Thank you, Pat, for your sober, thoughtful post, and your meaningful quotations.

Articles like yours, in newspapers and magazines, are very good as they reach a great number of people. We must be aware of the horror that happened, and remember it. And we must also know that there is still oppression in many parts of the world, and speak up for the victims. As human beings, we're responsible for one another.

That's why your post is so important, and appreciated.

Rosaria Williams said...

Beautiful post. Thanks.

Unknown said...

Great post about an important day and an important author.
It is important, not to forget the past to avoid repeating mistakes in the future and be aware of what is wrong in the present.
This is my own thought.
There is another great book by Helen Lewis "A time to speak" and it will be represented as a recital titled "Un tempo per parlare, un tempo per danzare", in the Modica theatre.
Helen Lewis died recently, as reported by Telegraph:

Whispering Walls said...

I visited the Holocaust museum in DC which is chilling and I think it's a good idea to have these museums to remind us of our own wickedness. Burke's comment is interesting and begs the question of whether there should be a right to silence in law.

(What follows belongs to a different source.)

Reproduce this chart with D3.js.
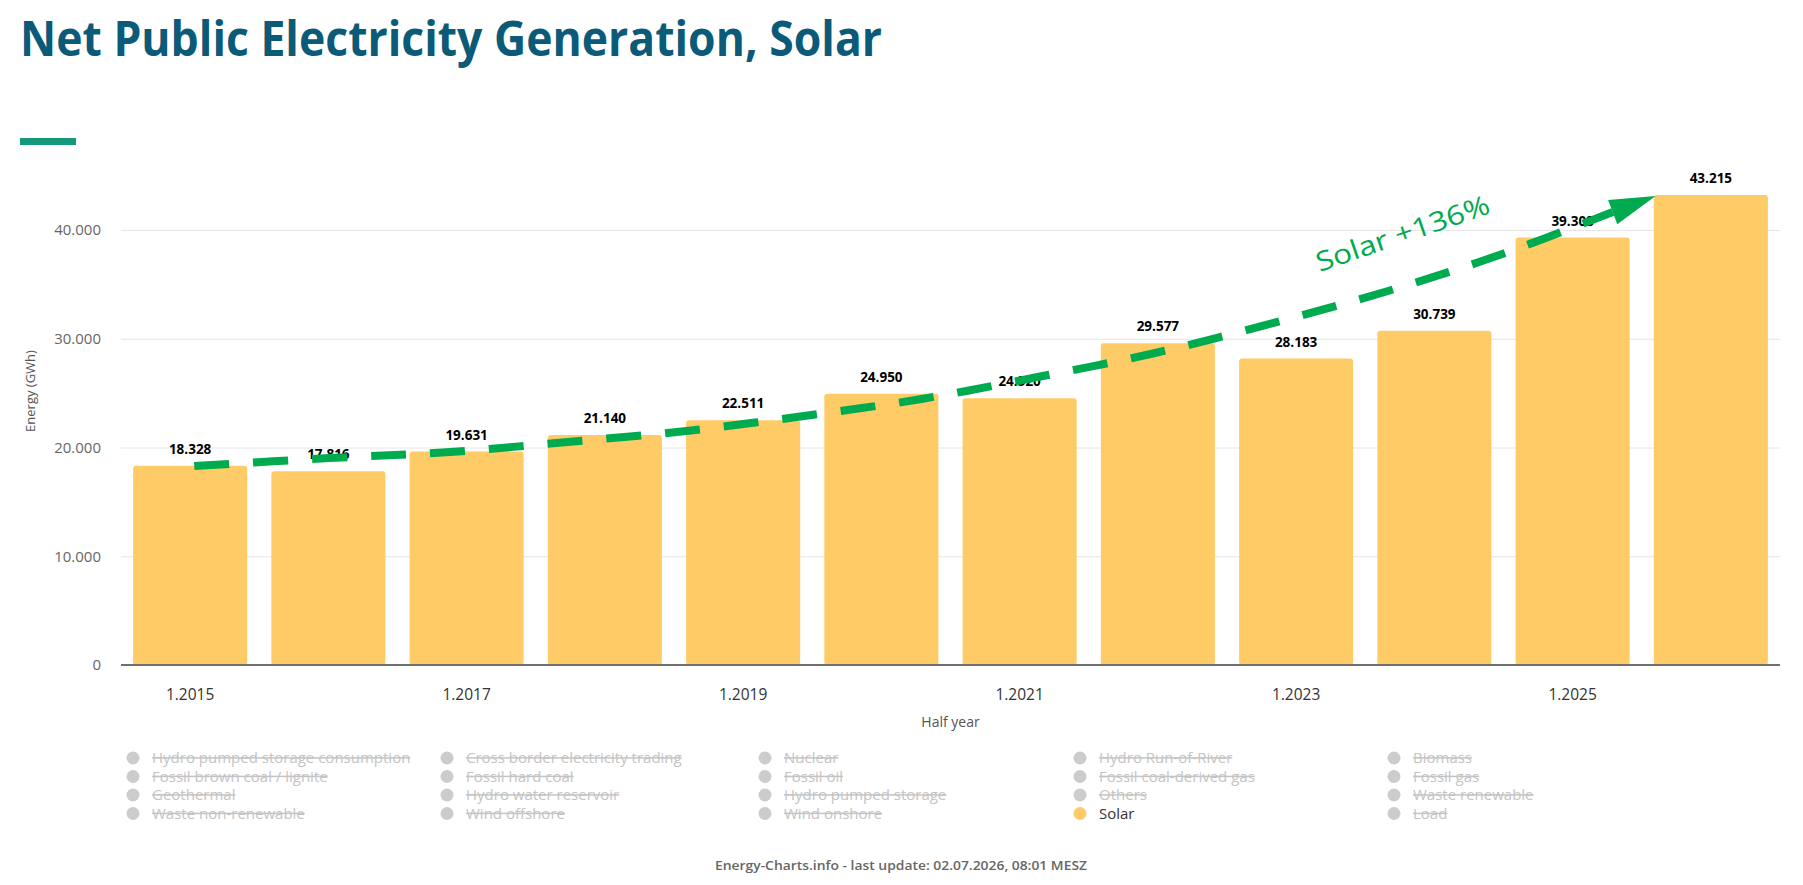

Welshcakes Limoncello said...

Thank you, Claudia. I agree that we must always be aware of what happened. As you say, we are responsible for one another. Thank you, lakeviewer. Hi, Valentina. Thank you for the information about Helen Lewis. I am going to read the article now. You are doing cery important work in bringing her to the attention of more people. Hi, WW. That must, indeed, have been a chilling experience. Yes, Burke's quote does bring up that question.